» THE EXERCISE: Leaving out every picture, copy the lines of the data exactly, from the first through the line containing "80, 90, 100];".

» DATASET CONTENT:
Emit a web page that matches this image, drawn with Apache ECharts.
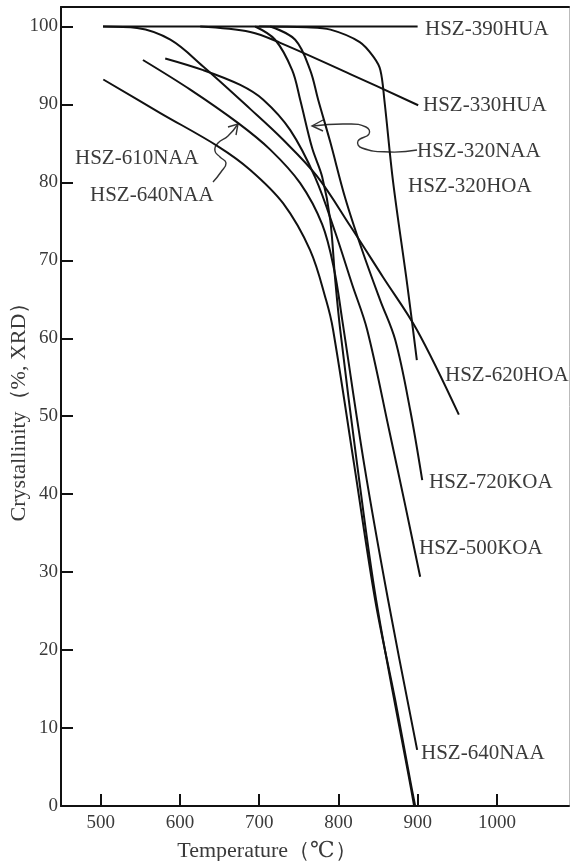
<!DOCTYPE html>
<html><head><meta charset="utf-8">
<script src="https://cdn.jsdelivr.net/npm/echarts@6/dist/echarts.min.js"></script>
<style>html,body{margin:0;padding:0;background:#fff}#c{width:575px;height:861px}</style>
</head><body><div id="c"></div>
<script>
// tick labels
const xTicks = [500, 600, 700, 800, 900, 1000];
const yTicks = [0, 10, 20, 30, 40, 50, 60, 70, 80, 90, 100];

// series: [temperature (°C), crystallinity (%)]
const hsz390HUA = [[503,100],[900,100]];
const hsz330HUA = [[625.7,100],[688.8,99.3],[726.6,97.9],[814.9,93.9],[900.7,89.9]];
const hsz320HOA = [[700,100],[760,99.9],[790,99.6],[827,98],[845,96],[853,94.4],[858,90.6],[869,80.1],[887,66.8],[899,57.2]];
const hsz620HOA = [[503,100],[546,99.8],[588,98.3],[629,94.9],[689,89.4],[730,85.5],[773,80.8],[815,74.4],[856,67.9],[899,61.1],[952,50.2]];
const hsz610NAA = [[503.4,93.2],[575.3,88.9],[648.5,84.6],[688.8,81.6],[730.4,77.3],[764.3,71.3],[784.5,64.9],[793.3,61.1],[819.9,43.8],[846.5,26.4],[871.7,13.6],[890.6,3.3],[896.9,0]];
const hsz640NAA = [[553.4,95.7],[613.1,91.9],[673.6,87.6],[714,84.2],[751.8,79.9],[779.6,74.6],[794.7,68.8],[804.8,62.4],[832.6,43.8],[862.8,26.4],[899.4,7.2]];
const hsz500KOA = [[581.5,95.9],[629.5,94.4],[676.2,92.5],[705.2,90.6],[739.3,86.7],[770.8,80.6],[796,73.6],[817.4,66.9],[836.3,61.1],[864.1,48.2],[884.3,38.6],[903.2,29.4]];
const hsz720KOA = [[714,100],[745.5,98.3],[764.4,94.4],[774.5,90.6],[789.7,85.2],[808.6,78],[830,71.3],[852.7,64.9],[871.7,59.8],[890.6,50.8],[905.8,41.8]];
const hsz320NAA = [[695,100],[720.2,98.3],[741.7,94.4],[751.8,90.6],[766.9,84.4],[779.6,80.7],[789.7,75.2],[796,67.5],[802.3,61.1],[823.7,43.8],[847.7,26.4],[891.9,2.1],[895.6,0]];

const curves = [
  ['HSZ-390HUA', hsz390HUA], ['HSZ-330HUA', hsz330HUA], ['HSZ-320HOA', hsz320HOA],
  ['HSZ-620HOA', hsz620HOA], ['HSZ-610NAA', hsz610NAA], ['HSZ-640NAA', hsz640NAA],
  ['HSZ-500KOA', hsz500KOA], ['HSZ-720KOA', hsz720KOA], ['HSZ-320NAA', hsz320NAA]
];

const FONT = '"Liberation Serif", "DejaVu Serif", serif';
const INK = '#111';
const TXT = '#3a3a3a';

const labels = [
  ['HSZ-390HUA', 425, 29], ['HSZ-330HUA', 423, 105], ['HSZ-320NAA', 417, 151],
  ['HSZ-320HOA', 408, 186], ['HSZ-610NAA', 75, 158], ['HSZ-640NAA', 90, 195],
  ['HSZ-620HOA', 445, 375], ['HSZ-720KOA', 429, 482], ['HSZ-500KOA', 419, 548],
  ['HSZ-640NAA', 421, 753]
];

const chart = echarts.init(document.getElementById('c'), null, {renderer: 'canvas'});

const graphics = labels.map(([t, x, y]) => ({
  type: 'text', x: x, y: y, silent: true,
  style: {text: t, font: '21px ' + FONT, fill: TXT, verticalAlign: 'middle', align: 'left'}
}));
// curly leader for HSZ-320NAA
graphics.push({type: 'polyline', silent: true,
  shape: {points: [[417,150],[390,152],[362,148],[358,141],[369,134],[366,127],[347,124],[313,126]], smooth: 0.5},
  style: {stroke: '#333', lineWidth: 1.4, fill: null}});
graphics.push({type: 'polyline', silent: true,
  shape: {points: [[323,120],[312,126],[323,131]]},
  style: {stroke: '#333', lineWidth: 1.4, fill: null}});
// curly leader for HSZ-640NAA (left)
graphics.push({type: 'polyline', silent: true,
  shape: {points: [[213,182],[221,172],[226,163],[220,157],[215,151],[218,143],[228,136],[238,124]], smooth: 0.5},
  style: {stroke: '#333', lineWidth: 1.4, fill: null}});
graphics.push({type: 'polyline', silent: true,
  shape: {points: [[228,127],[238,124],[236,135]]},
  style: {stroke: '#333', lineWidth: 1.4, fill: null}});

const option = {
  animation: false,
  backgroundColor: '#fff',
  grid: {left: 61, right: 6, top: 7, bottom: 55, containLabel: false, outerBoundsMode: 'none'},
  xAxis: [{
    type: 'value', min: 450, max: 1091, position: 'bottom',
    axisLine: {onZero: false, lineStyle: {color: INK, width: 2}},
    axisTick: {inside: true, length: 12, customValues: xTicks, lineStyle: {color: INK, width: 2}},
    axisLabel: {customValues: xTicks, margin: 8, color: TXT, fontFamily: FONT, fontSize: 19, formatter: v => String(v)},
    splitLine: {show: false},
    name: 'Temperature（℃）', nameLocation: 'middle', nameGap: 34, nameMoveOverlap: false,
    nameTextStyle: {fontFamily: FONT, fontSize: 22, color: TXT, padding: [0, 96, 0, 0]}
  }, {
    type: 'value', min: 450, max: 1091, position: 'top',
    axisLine: {onZero: false, lineStyle: {color: INK, width: 2}},
    axisTick: {show: false}, axisLabel: {show: false}, splitLine: {show: false}
  }],
  yAxis: [{
    type: 'value', min: 0, max: 102.5, position: 'left',
    axisLine: {onZero: false, lineStyle: {color: INK, width: 2}},
    axisTick: {inside: true, length: 12, customValues: yTicks, lineStyle: {color: INK, width: 2}},
    axisLabel: {customValues: yTicks, margin: 3, color: TXT, fontFamily: FONT, fontSize: 19, formatter: v => String(v)},
    splitLine: {show: false},
    name: 'Crystallinity（%, XRD）', nameLocation: 'middle', nameGap: 31, nameMoveOverlap: false,
    nameTextStyle: {fontFamily: FONT, fontSize: 22, color: TXT}
  }, {
    type: 'value', min: 0, max: 102.5, position: 'right',
    axisLine: {onZero: false, lineStyle: {color: '#bbb', width: 1}},
    axisTick: {show: false}, axisLabel: {show: false}, splitLine: {show: false}
  }],
  series: curves.map(([name, data]) => ({
    type: 'line', name: name, data: data, smooth: 0.35, symbol: 'none',
    lineStyle: {color: INK, width: 2}, clip: false, silent: true
  })),
  graphic: graphics
};
chart.setOption(option);
</script>
</body></html>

» EXERCISE OUTPUT:
Emit a web page that matches this image, drawn with Apache ECharts.
<!DOCTYPE html>
<html><head><meta charset="utf-8">
<script src="https://cdn.jsdelivr.net/npm/echarts@6/dist/echarts.min.js"></script>
<style>html,body{margin:0;padding:0;background:#fff}#c{width:575px;height:861px}</style>
</head><body><div id="c"></div>
<script>
// tick labels
const xTicks = [500, 600, 700, 800, 900, 1000];
const yTicks = [0, 10, 20, 30, 40, 50, 60, 70, 80, 90, 100];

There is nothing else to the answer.